__Exercise objective__.
Return only the lines from the start of the records through the line that contains "(0,0) rectangle (853,518);", inclusive; leave out all pictures.
------ Records for this exercise ------
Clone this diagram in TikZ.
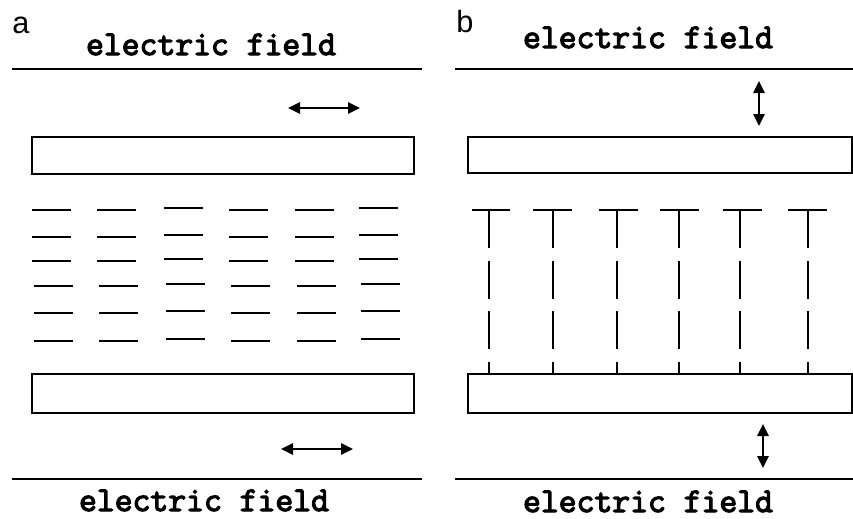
\documentclass[tikz,border=0pt]{standalone}
\usepackage{fontspec}
\setmainfont{Liberation Sans}
\newfontfamily\fieldfont{Latin Modern Mono}[FakeBold=3.5]
\usepackage{tikz}
\usetikzlibrary{arrows.meta,positioning}

\begin{document}
\begin{tikzpicture}[
  x=0.75pt, y=-0.75pt,
  panel/.style={font=\fontsize{23}{26}\selectfont, anchor=base west, inner sep=0pt},
  fieldlabel/.style={font=\fieldfont\fontsize{26}{28}\selectfont, anchor=base, inner sep=0pt},
  electrode/.style={line width=1.5pt},
  plate/.style={draw, line width=1.5pt},
  molecule/.style={line width=1.5pt},
  dashstem/.style={line width=1.5pt, dash pattern=on 28.5pt off 9.5pt},
  motion/.style={{Triangle[length=9pt,width=8.5pt]}-{Triangle[length=9pt,width=8.5pt]}, line width=1.4pt}
]
\useasboundingbox (0,0) rectangle (853,518);

% ---- Panel a ----
\node[panel] (la) at (12,33) {a};
\node[fieldlabel] (fieldAtop) at (211,55) {electric field};
\draw[electrode] (12,69) coordinate (eAtl) -- (422,69) coordinate (eAtr);
\coordinate (mAtl) at (288,108);
\coordinate (mAtr) at (360,108);
\draw[motion] (mAtl) -- (mAtr);
\draw[plate] (32,137) rectangle (414,174);

% flat lying molecules
\foreach \x/\dy in {32/0, 97/0, 164/-2, 229/0, 295/0, 359/-2} {
  \foreach \y/\dx in {210/0, 237/0, 261/0, 286/2, 313/2, 341/2} {
    \draw[molecule] (\x+\dx,\y+\dy) -- (\x+\dx+39,\y+\dy);
  }
}

\draw[plate] (32,374) rectangle (414,413);
\coordinate (mAbl) at (281,449);
\coordinate (mAbr) at (353,449);
\draw[motion] (mAbl) -- (mAbr);
\draw[electrode] (12,479) -- (422,479);
\node[fieldlabel] (fieldAbot) at (204,511) {electric field};

% ---- Panel b ----
\node[panel] (lb) at (456,32) {b};
\node[fieldlabel] (fieldBtop) at (648,48) {electric field};
\draw[electrode] (455,69) -- (853,69);
\coordinate (mBtt) at (759,81);
\coordinate (mBtb) at (759,126);
\draw[motion] (mBtt) -- (mBtb);
\draw[plate] (468,137) rectangle (852,173);

% standing molecules
\foreach \s/\a/\b in {489/472/510, 553/533/572, 617/599/638, 679/660/699, 740/723/762, 808/788/827} {
  \draw[molecule] (\a,210) -- (\b,210);
  \draw[dashstem] (\s,210) -- (\s,375);
}

\draw[plate] (468,374) rectangle (852,413);
\coordinate (mBbt) at (763,424);
\coordinate (mBbb) at (763,468);
\draw[motion] (mBbt) -- (mBbb);
\draw[electrode] (455,479) -- (853,479);
\node[fieldlabel] (fieldBbot) at (648,512) {electric field};

\end{tikzpicture}
\end{document}
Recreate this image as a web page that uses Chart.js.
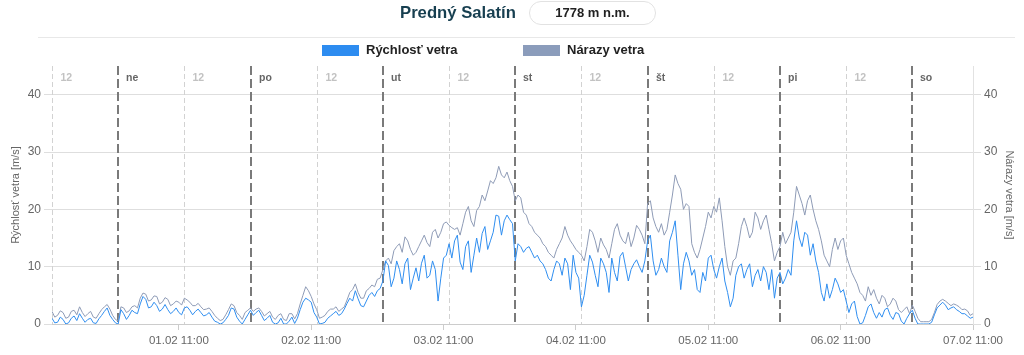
<!DOCTYPE html>
<html><head><meta charset="utf-8">
<script src="https://cdn.jsdelivr.net/npm/chart.js@4/dist/chart.umd.min.js"></script>
<style>
html,body{margin:0;padding:0;background:#fff;width:1024px;height:355px;overflow:hidden;font-family:"Liberation Sans",Arial,Helvetica,sans-serif;}
#wrap{position:relative;width:1024px;height:355px;}
canvas{position:absolute;left:0;top:0;}
.title{position:absolute;left:400px;top:4px;font-size:16.7px;font-weight:bold;color:#173f50;line-height:18px;white-space:nowrap;}
.badge{position:absolute;left:529px;top:1px;width:125px;height:22px;border:1px solid #e2e2e2;border-radius:12px;text-align:center;font-size:13px;font-weight:bold;color:#222;line-height:22px;}
.sep{position:absolute;left:38px;top:37px;width:977px;height:1px;background:#e8e8e8;}
.box{position:absolute;top:45px;width:37px;height:11px;}
.lg{position:absolute;top:42px;height:16px;line-height:16px;font-size:13px;font-weight:bold;color:#222;white-space:nowrap;}
</style></head>
<body>
<div id="wrap">
<canvas id="c" width="1024" height="355"></canvas>
<div class="title">Predný Salatín</div>
<div class="badge">1778 m n.m.</div>
<div class="sep"></div>
<div class="box" style="left:322px;background:#2d8cf0"></div>
<div class="lg" style="left:366px">Rýchlosť vetra</div>
<div class="box" style="left:523px;background:#8b9cbb"></div>
<div class="lg" style="left:567px">Nárazy vetra</div>
</div>
<script>
// half-hourly readings, starting 31.01 12:00 (one line per day segment)
const speed = [
1.0,0.2,0.3,1.2,0.8,0.0,0.2,1.0,1.4,0.6,1.8,1.0,0.3,0.8,1.0,0.2,0.1,0.9,1.5,2.2,2.8,1.5,0.8,0.2,0.0,
2.5,1.8,0.8,1.5,2.4,2.0,1.8,3.5,4.8,4.3,2.8,3.0,3.8,3.2,2.2,2.6,3.4,2.5,1.8,2.2,2.8,2.0,1.6,2.8,3.0,2.4,1.6,2.2,2.6,2.0,1.4,1.6,2.0,1.2,0.5,0.3,0.0,0.2,0.8,1.5,2.8,2.6,1.2,0.5,0.0,0.8,1.6,2.4,
1.5,2.0,2.4,1.5,0.6,1.0,1.5,0.3,0.0,0.2,1.0,0.0,0.0,0.5,1.2,0.1,1.0,2.5,3.8,4.5,4.2,3.8,2.0,1.2,0.0,0.1,0.3,1.0,1.4,1.8,2.2,1.5,1.8,2.6,3.6,4.5,4.0,5.8,4.4,3.2,3.0,4.0,5.0,5.5,4.8,5.8,6.2,7.5,
11.0,10.2,6.5,8.0,11.0,9.5,7.0,10.5,11.5,6.0,8.0,9.8,7.5,10.6,12.0,8.0,8.5,11.0,9.5,4.0,8.0,11.5,12.0,14.0,11.5,14.5,15.5,10.8,9.5,13.5,14.5,9.0,12.0,15.0,12.5,15.8,17.0,13.0,14.5,16.0,19.0,18.8,15.5,18.0,19.0,18.2,17.5,11.0,
14.0,13.5,12.5,13.2,13.5,12.5,11.5,12.0,11.0,10.5,9.5,8.0,7.5,9.5,11.0,10.5,8.5,11.5,10.5,6.0,12.0,9.0,8.0,3.0,5.0,8.5,12.0,10.8,8.5,6.5,11.5,10.5,9.0,5.5,11.5,9.0,7.5,11.8,12.5,10.0,7.5,9.5,10.5,11.2,10.0,9.0,11.0,14.5,
15.5,11.0,8.5,9.5,11.5,10.0,9.0,14.5,16.0,18.0,12.0,6.0,10.5,12.5,11.0,8.5,9.5,6.0,5.5,9.0,7.5,11.5,12.0,9.5,8.0,10.0,11.5,7.5,5.5,3.0,4.5,8.5,10.0,10.5,8.0,9.5,10.5,6.5,8.5,9.5,7.5,10.0,9.0,6.0,9.5,4.5,8.0,9.0,
7.0,8.0,9.5,8.5,14.5,18.0,15.0,13.5,16.0,15.5,12.0,14.0,11.0,9.0,5.5,4.0,7.0,4.5,6.0,8.0,7.0,5.5,6.0,4.0,2.0,3.5,4.0,1.3,0.0,0.2,1.5,3.0,3.5,2.0,1.0,2.0,1.2,2.5,2.8,1.5,0.8,2.0,1.8,0.5,0.0,1.0,1.8,2.4,
1.0,0.0,0.0,0.0,0.0,0.0,0.3,1.6,2.8,3.3,3.8,3.3,2.5,2.8,3.0,2.5,2.2,1.8,1.8,1.4,1.0,1.2
];
const gust = [
2.2,1.2,1.5,2.3,2.0,1.0,1.2,2.2,2.4,1.6,3.0,2.0,1.3,1.8,2.2,1.2,1.0,1.8,2.5,3.0,3.4,2.6,1.5,0.8,0.5,
3.0,2.8,2.0,2.3,3.0,3.2,2.8,4.5,5.4,5.2,4.0,4.2,4.9,4.8,3.5,3.8,4.6,4.3,3.2,3.5,4.0,3.8,3.3,4.5,4.2,3.8,3.2,3.2,3.6,3.0,2.5,2.6,2.8,2.2,1.5,1.0,0.6,0.8,1.6,2.5,3.5,3.2,2.0,1.5,0.8,2.0,2.4,2.8,
2.2,2.6,2.8,2.2,1.4,1.8,2.2,1.2,0.8,1.5,1.8,0.8,0.6,1.8,1.8,0.9,1.8,3.5,5.0,6.5,5.8,4.8,3.5,2.5,1.0,1.2,1.5,2.2,2.6,2.6,3.0,2.2,2.6,3.0,4.2,5.5,6.0,7.0,5.5,4.5,4.5,5.8,6.2,6.8,6.5,7.8,8.0,9.5,
11.0,11.5,10.5,12.8,13.5,14.0,12.5,15.2,14.5,13.0,12.0,12.5,13.5,14.5,15.5,14.2,13.5,16.0,16.5,15.0,16.0,17.5,17.8,17.2,16.8,16.5,16.8,15.5,17.5,19.5,20.5,18.0,17.0,19.8,20.5,22.5,21.5,23.2,25.0,24.5,25.5,27.5,26.0,25.5,26.5,25.0,24.0,21.5,
22.5,22.0,19.5,19.0,17.5,17.0,16.0,15.5,15.0,14.0,13.5,12.5,12.0,11.5,13.0,14.0,15.0,17.0,15.5,14.5,13.8,13.0,12.5,12.0,11.0,13.5,16.5,16.0,14.5,12.5,15.0,13.8,13.0,11.5,14.0,16.5,17.5,15.5,14.5,14.0,16.0,13.5,15.0,17.2,16.5,15.5,14.0,21.0,
21.5,18.5,17.0,16.0,17.5,15.5,16.5,19.5,22.5,26.0,24.5,23.5,20.0,21.0,20.5,14.0,12.5,11.5,13.0,15.0,17.0,19.5,18.5,20.5,19.5,22.0,18.0,13.5,10.0,8.5,11.0,11.5,14.0,17.0,18.5,17.0,15.0,16.0,19.5,18.5,16.5,18.0,19.0,16.5,14.0,11.0,12.5,13.5,
16.0,14.0,15.0,16.0,19.5,24.0,22.5,21.0,19.0,21.5,22.5,20.0,18.0,16.5,14.5,12.0,11.0,10.0,13.0,15.0,13.0,14.5,15.0,12.0,10.5,9.0,8.0,7.0,5.5,5.0,4.0,6.5,5.0,6.0,4.5,3.5,5.0,4.5,3.0,3.5,4.5,4.0,2.5,2.0,2.5,3.0,1.8,3.3,
2.2,1.0,0.4,0.4,0.4,0.4,0.8,2.0,3.4,4.0,4.3,4.0,3.6,3.2,3.5,3.3,3.0,2.5,2.6,2.3,1.5,1.8
];
const stepHours = 0.5;
const tickHours = [23,47,71,95,119,143,167];
const tickLabels = ['01.02 11:00','02.02 11:00','03.02 11:00','04.02 11:00','05.02 11:00','06.02 11:00','07.02 11:00'];
const dayHours = [12,36,60,84,108,132,156];
const dayLabels = ['ne','po','ut','st','št','pi','so'];
const noonHours = [0,24,48,72,96,120,144];
const yTicks = [0,10,20,30,40];

const FONT = '"Liberation Sans", Arial, Helvetica, sans-serif';

const markers = {
  id:'markers',
  beforeDatasetsDraw(chart){
    const {ctx, chartArea:{top,bottom}, scales:{x}} = chart;
    ctx.save();
    ctx.font = 'bold 10.5px ' + FONT;
    ctx.textBaseline = 'middle';
    noonHours.forEach(h=>{
      const px = Math.round(x.getPixelForValue(h)) + 0.5;
      ctx.strokeStyle = '#d2d2d2'; ctx.lineWidth = 1; ctx.setLineDash([5,3]);
      ctx.beginPath(); ctx.moveTo(px, top); ctx.lineTo(px, bottom); ctx.stroke();
      ctx.fillStyle = '#c2c2c2'; ctx.fillText('12', px + 8, top + 12);
    });
    dayHours.forEach((h,i)=>{
      const px = Math.round(x.getPixelForValue(h));
      ctx.strokeStyle = '#7a7a7a'; ctx.lineWidth = 2; ctx.setLineDash([9,4]);
      ctx.beginPath(); ctx.moveTo(px, top); ctx.lineTo(px, bottom); ctx.stroke();
      ctx.fillStyle = '#666'; ctx.fillText(dayLabels[i], px + 8, top + 12);
    });
    ctx.restore();
  }
};

new Chart(document.getElementById('c'), {
  type:'line',
  data:{
    datasets:[
      {label:'Rýchlosť vetra', data: speed.map((v,i)=>({x:i*stepHours,y:v})), borderColor:'#2f8ef0', borderWidth:1, pointRadius:0, yAxisID:'y', tension:0},
      {label:'Nárazy vetra', data: gust.map((v,i)=>({x:i*stepHours,y:v})), borderColor:'#8e9bb6', borderWidth:1, pointRadius:0, yAxisID:'y1', tension:0}
    ]
  },
  options:{
    responsive:false, animation:false, devicePixelRatio:1,
    layout:{padding:{top:66,left:0,right:0,bottom:0}},
    plugins:{legend:{display:false}, title:{display:false}, tooltip:{enabled:false}},
    scales:{
      x:{type:'linear', min:0, max:167,
        afterBuildTicks:s=>{s.ticks = tickHours.map(v=>({value:v}));},
        ticks:{autoSkip:false, maxRotation:0, color:'#666', font:{family:FONT,size:11.5}, padding:4, callback:(v,i)=>tickLabels[i]},
        grid:{drawOnChartArea:false, drawTicks:true, tickLength:6, color:'#ccc'},
        border:{display:true, color:'#ccc'},
        afterFit:s=>{s.height = 31;}
      },
      y:{position:'left', min:0, max:45,
        afterBuildTicks:s=>{s.ticks = yTicks.map(v=>({value:v}));},
        ticks:{color:'#666', font:{family:FONT,size:12}, padding:3},
        grid:{color:'#dedede', tickLength:8},
        border:{display:false},
        title:{display:true, text:'Rýchlosť vetra [m/s]', color:'#666', font:{family:FONT,size:11}, padding:{top:9.5,bottom:0}},
        afterFit:s=>{s.width = 52;}
      },
      y1:{position:'right', min:0, max:45,
        afterBuildTicks:s=>{s.ticks = yTicks.map(v=>({value:v}));},
        ticks:{color:'#666', font:{family:FONT,size:12}, padding:3},
        grid:{drawOnChartArea:false, color:'#dedede', tickLength:8},
        border:{display:true, color:'#e2e2e2'},
        title:{display:true, text:'Nárazy vetra [m/s]', color:'#666', font:{family:FONT,size:11}, padding:{top:8.7,bottom:0}},
        afterFit:s=>{s.width = 51;}
      }
    }
  },
  plugins:[markers]
});
</script>
</body></html>
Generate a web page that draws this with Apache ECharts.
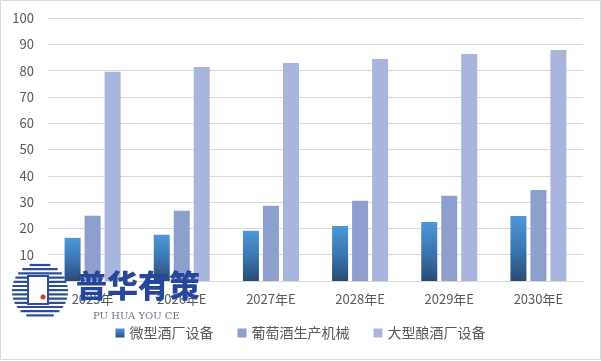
------
__Solution__.
Clone this diagram in TikZ.
\documentclass[tikz,border=0pt]{standalone}
\usepackage{fontspec}
\setmainfont{Liberation Sans}
\newfontfamily\fieldfont{Latin Modern Mono}[FakeBold=3.5]
\usepackage{tikz}
\usetikzlibrary{arrows.meta,positioning}

\begin{document}
\begin{tikzpicture}[
  x=0.75pt, y=-0.75pt,
  panel/.style={font=\fontsize{23}{26}\selectfont, anchor=base west, inner sep=0pt},
  fieldlabel/.style={font=\fieldfont\fontsize{26}{28}\selectfont, anchor=base, inner sep=0pt},
  electrode/.style={line width=1.5pt},
  plate/.style={draw, line width=1.5pt},
  molecule/.style={line width=1.5pt},
  dashstem/.style={line width=1.5pt, dash pattern=on 28.5pt off 9.5pt},
  motion/.style={{Triangle[length=9pt,width=8.5pt]}-{Triangle[length=9pt,width=8.5pt]}, line width=1.4pt}
]
\useasboundingbox (0,0) rectangle (853,518);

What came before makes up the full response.